UPDATE - My wife’s mental illness has devastated our relationship, and it’s come to a head.

I have been heading straight into the same wall you just hit, and I know what's coming, what I should do, should have done long ago. But as you said, I love her. I hate her mental illness and what it does to her, but I love her. I have always went beyond anything understandably acceptable, to be there for her, and to always separate her , and what her illness makes her do, or say sometimes. I don't blame her, I would like to see her try harder, success more at gaining control, but I can't blame her for losing battle vs herself. Then again, being there always means when she lets herself get carried away in a delusion, when she feels like escaping the only way she can pretend everything is normal, with people that don't know her at all or barely, and when reality crashes Rhodes escapes, when she's beat down at the lowest she gets sometimes, every time she endured so much shit she can't escape because her mind is creating it, I'm there.

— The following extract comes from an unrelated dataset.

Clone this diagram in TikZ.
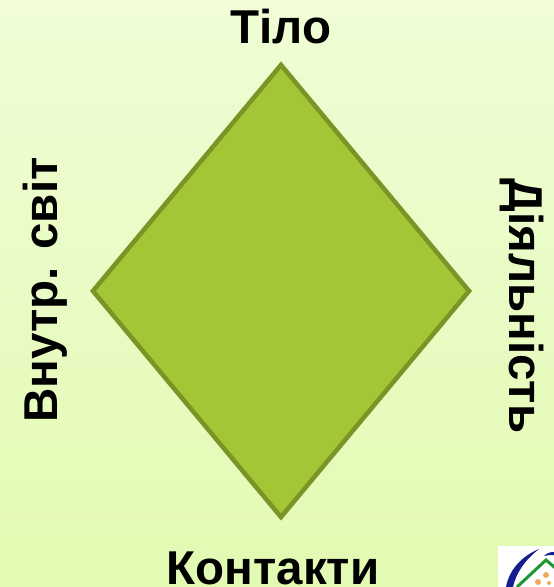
\documentclass[tikz,border=0pt]{standalone}
\usepackage{fontspec}
\setmainfont{Liberation Sans}
\usetikzlibrary{positioning,shapes.geometric}
\definecolor{pagetop}{RGB}{240,253,214}
\definecolor{pagebottom}{RGB}{226,250,178}
\definecolor{rhombfill}{RGB}{162,198,54}
\definecolor{rhombline}{RGB}{122,148,38}
\definecolor{logoblue}{RGB}{20,30,140}
\definecolor{logogreen}{RGB}{30,150,50}
\definecolor{logoorange}{RGB}{240,170,90}

\begin{document}
\begin{tikzpicture}[
  x=1pt,y=1pt,
  font=\fontsize{47.5}{50}\selectfont\bfseries,
  node distance=10pt,
  rhomb/.style={diamond,draw=rhombline,fill=rhombfill,line width=4.5pt,inner sep=0pt,minimum width=378pt,minimum height=454pt,aspect=0.83},
  side/.style={inner sep=0pt,text=black}
]
  % page
  \shade[top color=pagetop,bottom color=pagebottom] (0,0) rectangle (554,587);
  \useasboundingbox (0,0) rectangle (554,587);

  \node[rhomb] (body) at (281,296) {};
  \node[side,above=18pt of body.north] (top) {Тіло};
  \node[side,below=31pt of body.south,xshift=-8pt] (bottom) {Контакти};
  \node[side,rotate=90,anchor=south] (inner) at (68,297) {Внутр. світ};
  \node[side,rotate=-90,anchor=south] (work) at (500,281) {Діяльність};

  % logo in the corner
  \begin{scope}
    \clip (498,0) rectangle (554,41);
    \fill[white] (498,0) rectangle (554,41);
    \fill[logoblue] (539,38) .. controls (520,30) and (509,16) .. (506,0) -- (513,0) .. controls (516,14) and (525,27) .. (539,38);
    \draw[logogreen,line width=3pt] (517,0) -- (546,27) -- (560,15);
    \fill[logoblue] (544,31) .. controls (547,34) and (550,35) .. (554,35) -- (554,32) .. controls (550,32) and (547,32) .. (544,31);
    \fill[logoorange] (546,12) circle (3pt) (538,5) circle (3pt) (549,4) circle (2pt);
  \end{scope}
\end{tikzpicture}
\end{document}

So I'm slowly getting associated with all that darkness, becoming an obstacle, an enemy.... And I don't think I can do anything to prevent the inevitable. I are strong to be able to put a stop to it. And get out. I don't seem to be strong enough, or maybe I still have to take a bit more pain to get over the limit and just bail out....maybe shes the one that's gonna push me away someday, soon probably. Anyway, what are you gonna do, heh? Mental health is a blessing most people don't realise the are fortunate to have, when you are cursed with mental illness, it will destroy every one it gets near to.